A Novel Approach to Image Retrieval for Vision-Based Positioning Utilizing Graph Topology

Abstract. This research introduces a novel approach to improve vision-based positioning in the absence of GNSS signals. Specifically, we address the challenge posed by obstacles that alter image information or features, making retrieving the query image from the database difficult. While the Bag of Visual Words (BoVW) is a widely used image retrieval technique, it has a limitation in representing each image with a single histogram vector or vocabulary of visual words, i.e., the emergence of obstacles can introduce new features to the query image, resulting in different visual words. Our study overcomes this limitation by clustering the features of each image using the k-means method and generating a graph for each class. Each node or key point in the graph obtains additional information from its direct neighbors using functions employed in graph neural networks, functioning as a feedforward network with constant parameters. This process generates new embedding nodes, and eventually, global pooling is applied to produce one vector for each graph, representing each image with graph vectors based on objects or feature classes.

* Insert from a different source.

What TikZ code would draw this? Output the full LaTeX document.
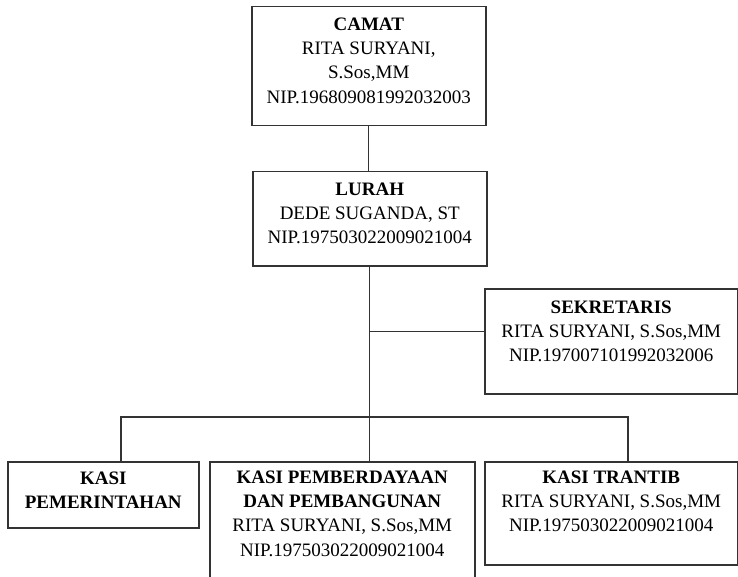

As a result, each image is represented with graph vectors based on objects or feature classes. In the presence of obstacles covering one or more graphs, there is sufficient information from the query image to retrieve the most relevant image from the database. Our approach was applied to indoor positioning applications, with the database collected in Bolz Hall at The Ohio State University. Traditional BoVW techniques struggle to properly retrieve most query images from the database due to obstacles like humans or recently deployed objects that alter image features. In contrast, our approach has shown progress in image retrieval by representing each image with multiple graph vectors, depending on the number of objects in the image. This helps prevent or mitigate changes in image features caused by obstacles covering or adding features to the image, as demonstrated in the results.